_Task statement_: Below are the records; extract from them the line containing "Write the Plotly code for this chart." to the line containing "-0.4533, -0.4655, -0.4665]", both lines included, exactly and with no pictures.

# Start of Supplied material

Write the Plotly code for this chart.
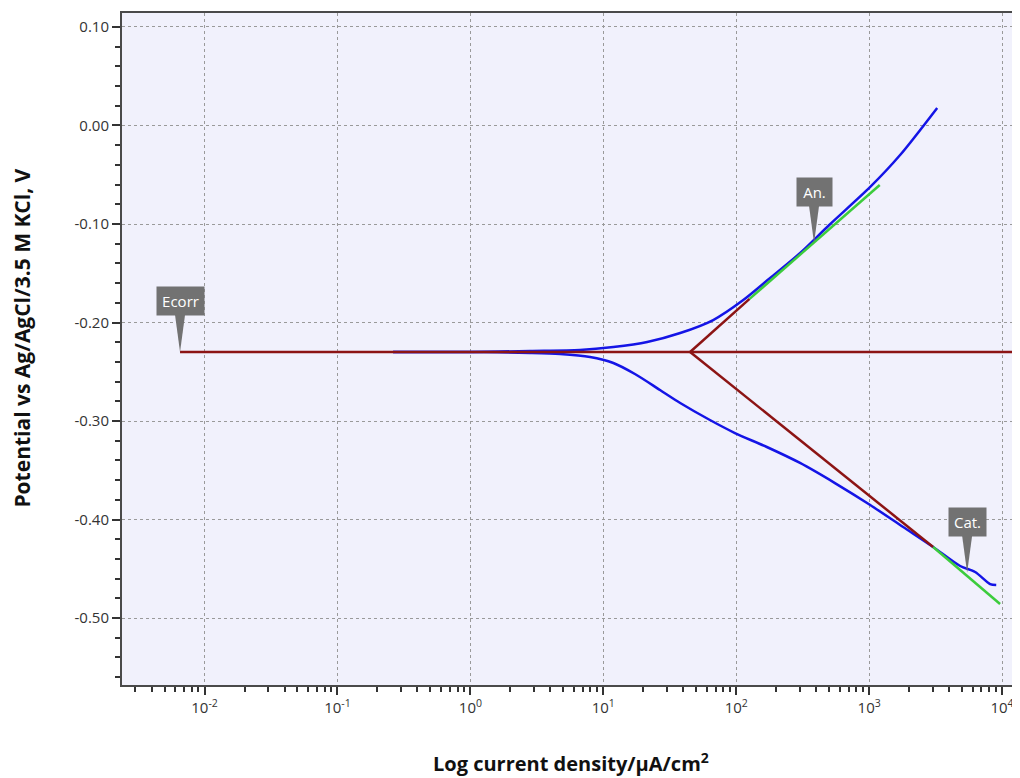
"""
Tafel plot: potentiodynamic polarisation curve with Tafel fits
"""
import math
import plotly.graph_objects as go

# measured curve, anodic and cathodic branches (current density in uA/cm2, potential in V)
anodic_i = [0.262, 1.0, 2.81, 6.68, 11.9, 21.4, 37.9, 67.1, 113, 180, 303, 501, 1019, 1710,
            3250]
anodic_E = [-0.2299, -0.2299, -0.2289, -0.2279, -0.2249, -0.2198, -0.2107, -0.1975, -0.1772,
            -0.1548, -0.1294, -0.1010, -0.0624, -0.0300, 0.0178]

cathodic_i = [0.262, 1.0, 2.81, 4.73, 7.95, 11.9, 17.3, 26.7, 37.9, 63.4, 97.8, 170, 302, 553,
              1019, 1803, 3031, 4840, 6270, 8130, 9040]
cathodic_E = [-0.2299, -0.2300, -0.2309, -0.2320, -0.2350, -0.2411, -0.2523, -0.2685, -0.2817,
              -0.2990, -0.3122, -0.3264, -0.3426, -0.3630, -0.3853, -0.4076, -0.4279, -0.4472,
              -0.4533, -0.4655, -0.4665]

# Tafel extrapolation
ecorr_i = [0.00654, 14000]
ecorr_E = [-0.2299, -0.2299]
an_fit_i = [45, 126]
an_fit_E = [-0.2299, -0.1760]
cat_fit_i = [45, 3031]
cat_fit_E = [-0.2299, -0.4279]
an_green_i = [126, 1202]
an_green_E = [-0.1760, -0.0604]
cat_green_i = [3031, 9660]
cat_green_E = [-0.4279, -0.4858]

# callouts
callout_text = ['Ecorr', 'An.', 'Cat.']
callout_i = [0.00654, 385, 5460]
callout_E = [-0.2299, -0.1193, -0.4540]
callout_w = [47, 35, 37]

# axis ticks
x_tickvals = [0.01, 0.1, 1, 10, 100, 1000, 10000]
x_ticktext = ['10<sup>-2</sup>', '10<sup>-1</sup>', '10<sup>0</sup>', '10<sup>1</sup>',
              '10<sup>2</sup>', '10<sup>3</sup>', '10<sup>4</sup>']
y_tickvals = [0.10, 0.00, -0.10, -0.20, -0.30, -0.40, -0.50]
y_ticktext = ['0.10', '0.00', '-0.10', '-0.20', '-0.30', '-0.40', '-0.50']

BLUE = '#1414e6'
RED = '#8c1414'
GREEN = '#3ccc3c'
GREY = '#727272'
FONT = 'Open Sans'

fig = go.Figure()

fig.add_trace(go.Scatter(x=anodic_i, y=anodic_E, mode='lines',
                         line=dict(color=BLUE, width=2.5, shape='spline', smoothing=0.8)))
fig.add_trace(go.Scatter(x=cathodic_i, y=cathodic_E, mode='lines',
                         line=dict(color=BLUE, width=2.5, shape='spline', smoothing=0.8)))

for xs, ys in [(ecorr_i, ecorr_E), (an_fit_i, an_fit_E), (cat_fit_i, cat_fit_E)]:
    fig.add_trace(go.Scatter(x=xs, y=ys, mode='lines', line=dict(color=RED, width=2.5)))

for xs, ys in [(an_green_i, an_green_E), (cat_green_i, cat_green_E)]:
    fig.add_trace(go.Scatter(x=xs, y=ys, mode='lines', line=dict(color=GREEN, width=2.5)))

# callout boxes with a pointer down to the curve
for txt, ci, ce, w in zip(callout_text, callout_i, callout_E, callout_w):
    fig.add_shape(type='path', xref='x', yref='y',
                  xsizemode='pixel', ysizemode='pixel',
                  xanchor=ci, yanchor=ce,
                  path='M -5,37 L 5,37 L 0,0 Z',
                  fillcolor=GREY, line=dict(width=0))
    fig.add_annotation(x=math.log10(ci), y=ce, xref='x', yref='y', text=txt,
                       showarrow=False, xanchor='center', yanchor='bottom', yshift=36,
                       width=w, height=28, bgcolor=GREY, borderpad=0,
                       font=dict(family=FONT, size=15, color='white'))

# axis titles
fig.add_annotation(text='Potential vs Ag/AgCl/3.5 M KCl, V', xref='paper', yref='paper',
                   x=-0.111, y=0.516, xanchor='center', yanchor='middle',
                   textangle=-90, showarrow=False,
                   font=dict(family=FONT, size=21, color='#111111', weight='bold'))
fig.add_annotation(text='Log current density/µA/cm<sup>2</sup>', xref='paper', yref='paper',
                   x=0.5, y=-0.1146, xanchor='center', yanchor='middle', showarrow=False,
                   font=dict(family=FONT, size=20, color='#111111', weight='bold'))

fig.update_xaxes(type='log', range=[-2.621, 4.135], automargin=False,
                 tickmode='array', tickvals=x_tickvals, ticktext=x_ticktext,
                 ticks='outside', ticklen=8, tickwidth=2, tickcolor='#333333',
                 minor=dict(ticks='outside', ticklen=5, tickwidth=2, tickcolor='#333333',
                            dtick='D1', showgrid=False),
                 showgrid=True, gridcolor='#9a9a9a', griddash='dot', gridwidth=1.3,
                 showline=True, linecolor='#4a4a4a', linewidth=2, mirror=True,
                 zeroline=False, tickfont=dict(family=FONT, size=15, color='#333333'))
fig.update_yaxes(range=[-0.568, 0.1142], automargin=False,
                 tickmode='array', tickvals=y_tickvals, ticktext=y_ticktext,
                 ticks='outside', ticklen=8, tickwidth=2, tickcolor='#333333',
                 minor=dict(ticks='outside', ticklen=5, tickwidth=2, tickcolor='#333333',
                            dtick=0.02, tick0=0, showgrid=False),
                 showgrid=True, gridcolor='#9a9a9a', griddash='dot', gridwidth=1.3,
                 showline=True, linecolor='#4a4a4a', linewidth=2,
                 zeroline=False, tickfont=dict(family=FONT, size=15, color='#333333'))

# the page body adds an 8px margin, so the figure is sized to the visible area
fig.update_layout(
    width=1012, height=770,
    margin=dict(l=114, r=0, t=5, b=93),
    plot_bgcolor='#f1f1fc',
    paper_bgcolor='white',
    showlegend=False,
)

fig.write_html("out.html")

# End of Supplied material
# Start of Supplied material

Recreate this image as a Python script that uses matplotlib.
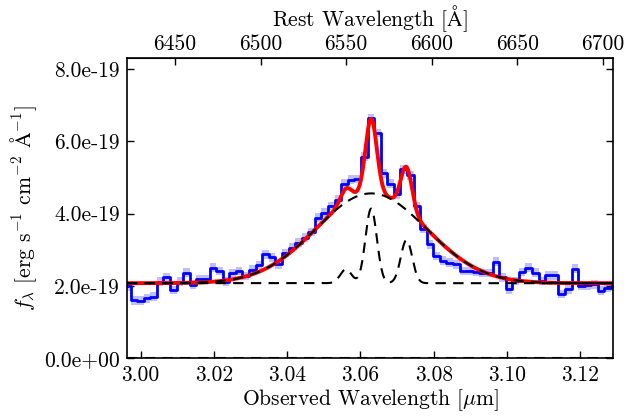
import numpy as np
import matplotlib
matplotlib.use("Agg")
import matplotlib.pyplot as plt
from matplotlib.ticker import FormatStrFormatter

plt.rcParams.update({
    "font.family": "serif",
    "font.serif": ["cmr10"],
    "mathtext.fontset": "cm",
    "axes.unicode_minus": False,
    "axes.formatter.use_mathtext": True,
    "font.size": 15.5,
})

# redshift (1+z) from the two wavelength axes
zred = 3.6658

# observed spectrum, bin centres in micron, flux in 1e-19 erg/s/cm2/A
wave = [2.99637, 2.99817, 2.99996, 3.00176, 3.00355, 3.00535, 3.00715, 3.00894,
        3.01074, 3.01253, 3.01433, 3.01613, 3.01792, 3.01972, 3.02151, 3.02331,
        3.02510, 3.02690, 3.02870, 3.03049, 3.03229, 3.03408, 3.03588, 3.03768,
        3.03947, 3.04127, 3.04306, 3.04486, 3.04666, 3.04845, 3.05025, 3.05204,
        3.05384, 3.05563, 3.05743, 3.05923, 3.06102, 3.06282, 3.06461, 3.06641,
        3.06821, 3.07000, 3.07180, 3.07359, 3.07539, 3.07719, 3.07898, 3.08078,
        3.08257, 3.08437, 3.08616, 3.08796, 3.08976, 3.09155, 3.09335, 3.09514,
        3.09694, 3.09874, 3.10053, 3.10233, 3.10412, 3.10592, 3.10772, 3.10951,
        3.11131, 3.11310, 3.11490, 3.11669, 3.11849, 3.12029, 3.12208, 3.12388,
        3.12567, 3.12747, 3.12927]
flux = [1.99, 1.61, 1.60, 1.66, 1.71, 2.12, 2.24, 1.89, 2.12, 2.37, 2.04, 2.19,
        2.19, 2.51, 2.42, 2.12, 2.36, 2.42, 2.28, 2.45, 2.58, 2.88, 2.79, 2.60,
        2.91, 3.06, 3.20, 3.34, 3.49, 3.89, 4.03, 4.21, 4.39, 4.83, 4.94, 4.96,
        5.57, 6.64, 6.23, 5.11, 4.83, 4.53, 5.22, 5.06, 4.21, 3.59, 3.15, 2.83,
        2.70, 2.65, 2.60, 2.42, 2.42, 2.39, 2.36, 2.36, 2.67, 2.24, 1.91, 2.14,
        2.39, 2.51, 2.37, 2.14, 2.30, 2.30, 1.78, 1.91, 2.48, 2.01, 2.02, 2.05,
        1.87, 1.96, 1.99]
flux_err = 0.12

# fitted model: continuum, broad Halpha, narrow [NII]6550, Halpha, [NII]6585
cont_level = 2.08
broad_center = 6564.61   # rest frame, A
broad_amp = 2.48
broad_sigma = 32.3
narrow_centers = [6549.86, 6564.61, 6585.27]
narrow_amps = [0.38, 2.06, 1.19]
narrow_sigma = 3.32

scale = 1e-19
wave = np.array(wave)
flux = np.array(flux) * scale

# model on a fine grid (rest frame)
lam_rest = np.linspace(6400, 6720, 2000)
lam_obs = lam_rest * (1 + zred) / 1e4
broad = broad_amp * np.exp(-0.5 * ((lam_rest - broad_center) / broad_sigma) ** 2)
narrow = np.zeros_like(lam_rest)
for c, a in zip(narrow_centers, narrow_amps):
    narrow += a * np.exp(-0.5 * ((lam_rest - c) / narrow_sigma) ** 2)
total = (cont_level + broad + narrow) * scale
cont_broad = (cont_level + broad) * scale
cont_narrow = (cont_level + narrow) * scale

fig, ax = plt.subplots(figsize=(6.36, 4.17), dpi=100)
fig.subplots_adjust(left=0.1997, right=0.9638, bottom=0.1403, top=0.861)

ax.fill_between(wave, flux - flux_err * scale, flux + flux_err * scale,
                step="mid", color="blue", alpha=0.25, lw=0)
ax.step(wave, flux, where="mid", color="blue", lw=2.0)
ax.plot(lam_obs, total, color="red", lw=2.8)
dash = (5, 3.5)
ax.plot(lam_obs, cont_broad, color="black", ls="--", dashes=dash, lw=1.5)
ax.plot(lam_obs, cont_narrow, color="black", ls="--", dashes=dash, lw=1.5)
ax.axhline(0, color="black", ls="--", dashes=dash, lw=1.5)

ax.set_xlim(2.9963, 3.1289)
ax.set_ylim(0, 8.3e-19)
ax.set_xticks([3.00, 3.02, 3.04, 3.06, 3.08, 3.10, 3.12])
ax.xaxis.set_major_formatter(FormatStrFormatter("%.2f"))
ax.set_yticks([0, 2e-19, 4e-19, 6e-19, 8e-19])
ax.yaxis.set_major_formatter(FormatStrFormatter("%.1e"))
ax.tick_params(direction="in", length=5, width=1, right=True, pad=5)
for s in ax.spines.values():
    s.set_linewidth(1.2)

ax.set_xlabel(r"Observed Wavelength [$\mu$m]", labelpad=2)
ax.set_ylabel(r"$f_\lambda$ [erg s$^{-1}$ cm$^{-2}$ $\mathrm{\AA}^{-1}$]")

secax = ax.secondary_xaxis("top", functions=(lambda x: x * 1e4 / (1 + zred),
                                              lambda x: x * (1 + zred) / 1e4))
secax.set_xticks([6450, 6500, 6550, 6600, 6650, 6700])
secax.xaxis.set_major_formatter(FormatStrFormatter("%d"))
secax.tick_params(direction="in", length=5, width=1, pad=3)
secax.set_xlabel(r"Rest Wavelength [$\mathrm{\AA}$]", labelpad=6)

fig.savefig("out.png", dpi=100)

# End of Supplied material

_The answer_:
Write the Plotly code for this chart.
"""
Tafel plot: potentiodynamic polarisation curve with Tafel fits
"""
import math
import plotly.graph_objects as go

# measured curve, anodic and cathodic branches (current density in uA/cm2, potential in V)
anodic_i = [0.262, 1.0, 2.81, 6.68, 11.9, 21.4, 37.9, 67.1, 113, 180, 303, 501, 1019, 1710,
            3250]
anodic_E = [-0.2299, -0.2299, -0.2289, -0.2279, -0.2249, -0.2198, -0.2107, -0.1975, -0.1772,
            -0.1548, -0.1294, -0.1010, -0.0624, -0.0300, 0.0178]

cathodic_i = [0.262, 1.0, 2.81, 4.73, 7.95, 11.9, 17.3, 26.7, 37.9, 63.4, 97.8, 170, 302, 553,
              1019, 1803, 3031, 4840, 6270, 8130, 9040]
cathodic_E = [-0.2299, -0.2300, -0.2309, -0.2320, -0.2350, -0.2411, -0.2523, -0.2685, -0.2817,
              -0.2990, -0.3122, -0.3264, -0.3426, -0.3630, -0.3853, -0.4076, -0.4279, -0.4472,
              -0.4533, -0.4655, -0.4665]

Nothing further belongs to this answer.